● DATA SEGMENT:
---+---
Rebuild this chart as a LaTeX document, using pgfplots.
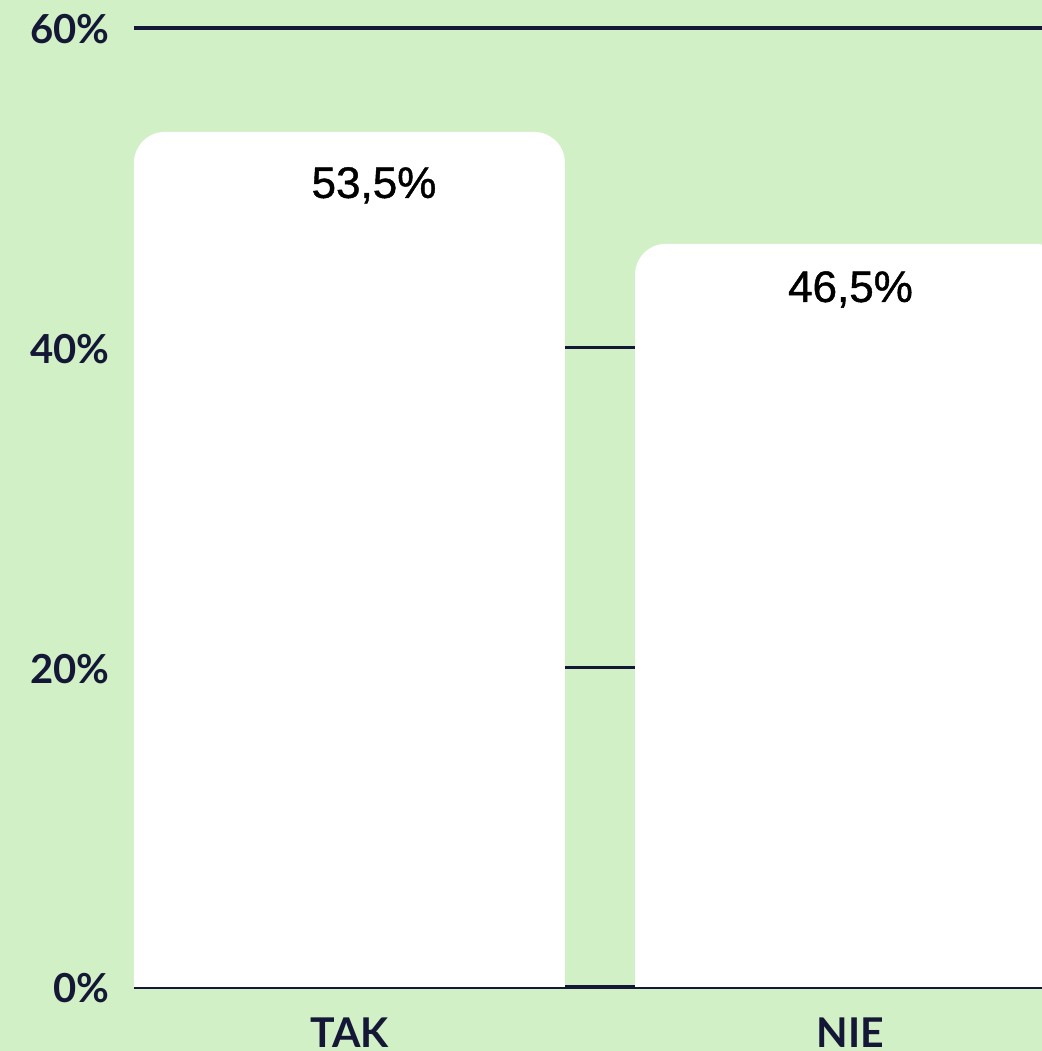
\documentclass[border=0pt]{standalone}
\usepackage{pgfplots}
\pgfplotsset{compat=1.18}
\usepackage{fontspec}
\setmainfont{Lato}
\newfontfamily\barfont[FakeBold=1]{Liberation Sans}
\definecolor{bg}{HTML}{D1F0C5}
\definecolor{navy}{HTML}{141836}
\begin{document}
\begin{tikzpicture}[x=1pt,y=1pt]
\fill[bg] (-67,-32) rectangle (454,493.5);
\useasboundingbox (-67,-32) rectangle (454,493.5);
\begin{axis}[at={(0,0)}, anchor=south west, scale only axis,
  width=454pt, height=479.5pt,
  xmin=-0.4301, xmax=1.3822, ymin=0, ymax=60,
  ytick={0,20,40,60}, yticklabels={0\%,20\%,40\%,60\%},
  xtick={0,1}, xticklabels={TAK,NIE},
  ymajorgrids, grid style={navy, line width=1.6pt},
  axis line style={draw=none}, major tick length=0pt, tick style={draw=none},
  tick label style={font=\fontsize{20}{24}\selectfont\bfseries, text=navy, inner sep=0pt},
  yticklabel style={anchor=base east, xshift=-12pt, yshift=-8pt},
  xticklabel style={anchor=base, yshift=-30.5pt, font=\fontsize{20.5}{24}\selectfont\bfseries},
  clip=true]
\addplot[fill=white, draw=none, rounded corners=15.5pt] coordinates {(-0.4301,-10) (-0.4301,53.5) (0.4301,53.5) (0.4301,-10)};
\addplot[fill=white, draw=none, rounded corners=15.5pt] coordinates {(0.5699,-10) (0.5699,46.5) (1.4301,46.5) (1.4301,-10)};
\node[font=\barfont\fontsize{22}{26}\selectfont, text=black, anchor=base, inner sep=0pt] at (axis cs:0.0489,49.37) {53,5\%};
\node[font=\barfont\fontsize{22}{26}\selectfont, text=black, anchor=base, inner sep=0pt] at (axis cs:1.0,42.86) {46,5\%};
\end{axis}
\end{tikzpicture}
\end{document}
---+---
● EXERCISE AIM:
Omit every picture, then reproduce the rest of the listing exactly.

● RESULT OF THIS EXERCISE:
Rebuild this chart as a LaTeX document, using pgfplots.
\documentclass[border=0pt]{standalone}
\usepackage{pgfplots}
\pgfplotsset{compat=1.18}
\usepackage{fontspec}
\setmainfont{Lato}
\newfontfamily\barfont[FakeBold=1]{Liberation Sans}
\definecolor{bg}{HTML}{D1F0C5}
\definecolor{navy}{HTML}{141836}
\begin{document}
\begin{tikzpicture}[x=1pt,y=1pt]
\fill[bg] (-67,-32) rectangle (454,493.5);
\useasboundingbox (-67,-32) rectangle (454,493.5);
\begin{axis}[at={(0,0)}, anchor=south west, scale only axis,
  width=454pt, height=479.5pt,
  xmin=-0.4301, xmax=1.3822, ymin=0, ymax=60,
  ytick={0,20,40,60}, yticklabels={0\%,20\%,40\%,60\%},
  xtick={0,1}, xticklabels={TAK,NIE},
  ymajorgrids, grid style={navy, line width=1.6pt},
  axis line style={draw=none}, major tick length=0pt, tick style={draw=none},
  tick label style={font=\fontsize{20}{24}\selectfont\bfseries, text=navy, inner sep=0pt},
  yticklabel style={anchor=base east, xshift=-12pt, yshift=-8pt},
  xticklabel style={anchor=base, yshift=-30.5pt, font=\fontsize{20.5}{24}\selectfont\bfseries},
  clip=true]
\addplot[fill=white, draw=none, rounded corners=15.5pt] coordinates {(-0.4301,-10) (-0.4301,53.5) (0.4301,53.5) (0.4301,-10)};
\addplot[fill=white, draw=none, rounded corners=15.5pt] coordinates {(0.5699,-10) (0.5699,46.5) (1.4301,46.5) (1.4301,-10)};
\node[font=\barfont\fontsize{22}{26}\selectfont, text=black, anchor=base, inner sep=0pt] at (axis cs:0.0489,49.37) {53,5\%};
\node[font=\barfont\fontsize{22}{26}\selectfont, text=black, anchor=base, inner sep=0pt] at (axis cs:1.0,42.86) {46,5\%};
\end{axis}
\end{tikzpicture}
\end{document}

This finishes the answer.